What needs to be done> Print exactly the lines from the first one down to the line containing "(s004) at (550.5,643)", both ends included, with no pictures and nothing else.

Provided material>
=-=-=
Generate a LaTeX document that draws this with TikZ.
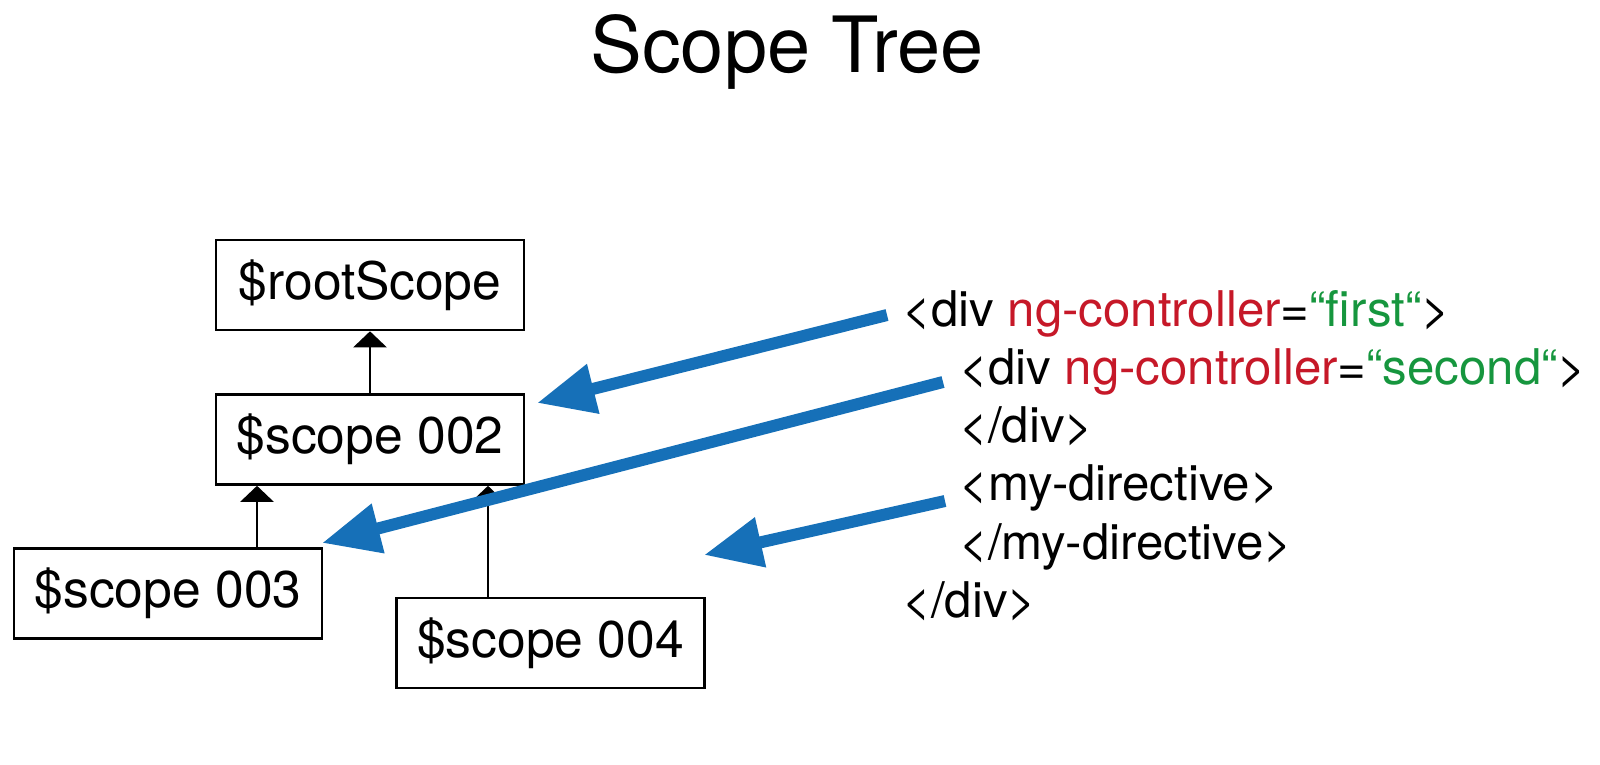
\documentclass[tikz,border=0pt]{standalone}
\usepackage{fontspec}
\setmainfont{TeX Gyre Heros}
\usetikzlibrary{arrows.meta,positioning}

\definecolor{ngblue}{RGB}{22,112,184}
\definecolor{ngred}{RGB}{198,24,40}
\definecolor{nggreen}{RGB}{22,150,62}

\begin{document}
\begin{tikzpicture}[x=0.5pt,y=-0.5pt,
  scopebox/.style={draw,line width=1.3pt,minimum width=154pt,minimum height=45pt,
    inner sep=0pt,font=\fontsize{25.8}{30}\selectfont},
  parent/.style={line width=1.3pt,-{Triangle[length=8pt,width=16.5pt]}},
  code/.style={anchor=base west,inner sep=0pt,font=\fontsize{24.6}{29}\selectfont},
  pointer/.style={ngblue,line width=6pt,-{Triangle[length=29pt,width=24pt]}}]

\useasboundingbox (0,0) rectangle (1600,765);

% Title
\node[anchor=base,font=\fontsize{38.8}{46}\selectfont] (title) at (787,73) {Scope Tree};

% ---- Scope tree ----
\node[scopebox] (root) at (370,285)   {\$rootScope};
\node[scopebox] (s002) at (370,439.5) {\$scope 002};
\node[scopebox] (s003) at (168,593.5) {\$scope 003};
\node[scopebox] (s004) at (550.5,643) {\$scope 004};

\draw[parent] (s002) -- (root);
\draw[parent] ([xshift=44.5pt]s003.north) -- ([xshift=-56.5pt]s002.south);
\draw[parent] ([xshift=-31.25pt]s004.north) -- ([xshift=59pt]s002.south);

% ---- Markup ----
\node[code] (line1) at (902,326) {<div \textcolor{ngred}{ng-controller}=\textcolor{nggreen}{“first“}>};
\node[code] (line2) at (959,384) {<div \textcolor{ngred}{ng-controller}=\textcolor{nggreen}{“second“}>};
\node[code] (line3) at (959,442) {</div>};
\node[code] (line4) at (959,500) {<my-directive>};
\node[code] (line5) at (959,559) {</my-directive>};
\node[code] (line6) at (902,617) {</div>};

% ---- Pointers ----
\coordinate (from1) at (887,315);
\coordinate (to1)   at (537,403);
\coordinate (from2) at (943,382);
\coordinate (to2)   at (322,543);
\coordinate (from3) at (945,501);
\coordinate (to3)   at (704,555);

\draw[pointer] (from1) -- (to1);
\draw[pointer] (from2) -- (to2);
\draw[pointer] (from3) -- (to3);

\end{tikzpicture}
\end{document}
=-=-=
Response to this task>
Generate a LaTeX document that draws this with TikZ.
\documentclass[tikz,border=0pt]{standalone}
\usepackage{fontspec}
\setmainfont{TeX Gyre Heros}
\usetikzlibrary{arrows.meta,positioning}

\definecolor{ngblue}{RGB}{22,112,184}
\definecolor{ngred}{RGB}{198,24,40}
\definecolor{nggreen}{RGB}{22,150,62}

\begin{document}
\begin{tikzpicture}[x=0.5pt,y=-0.5pt,
  scopebox/.style={draw,line width=1.3pt,minimum width=154pt,minimum height=45pt,
    inner sep=0pt,font=\fontsize{25.8}{30}\selectfont},
  parent/.style={line width=1.3pt,-{Triangle[length=8pt,width=16.5pt]}},
  code/.style={anchor=base west,inner sep=0pt,font=\fontsize{24.6}{29}\selectfont},
  pointer/.style={ngblue,line width=6pt,-{Triangle[length=29pt,width=24pt]}}]

\useasboundingbox (0,0) rectangle (1600,765);

% Title
\node[anchor=base,font=\fontsize{38.8}{46}\selectfont] (title) at (787,73) {Scope Tree};

% ---- Scope tree ----
\node[scopebox] (root) at (370,285)   {\$rootScope};
\node[scopebox] (s002) at (370,439.5) {\$scope 002};
\node[scopebox] (s003) at (168,593.5) {\$scope 003};
\node[scopebox] (s004) at (550.5,643) {\$scope 004};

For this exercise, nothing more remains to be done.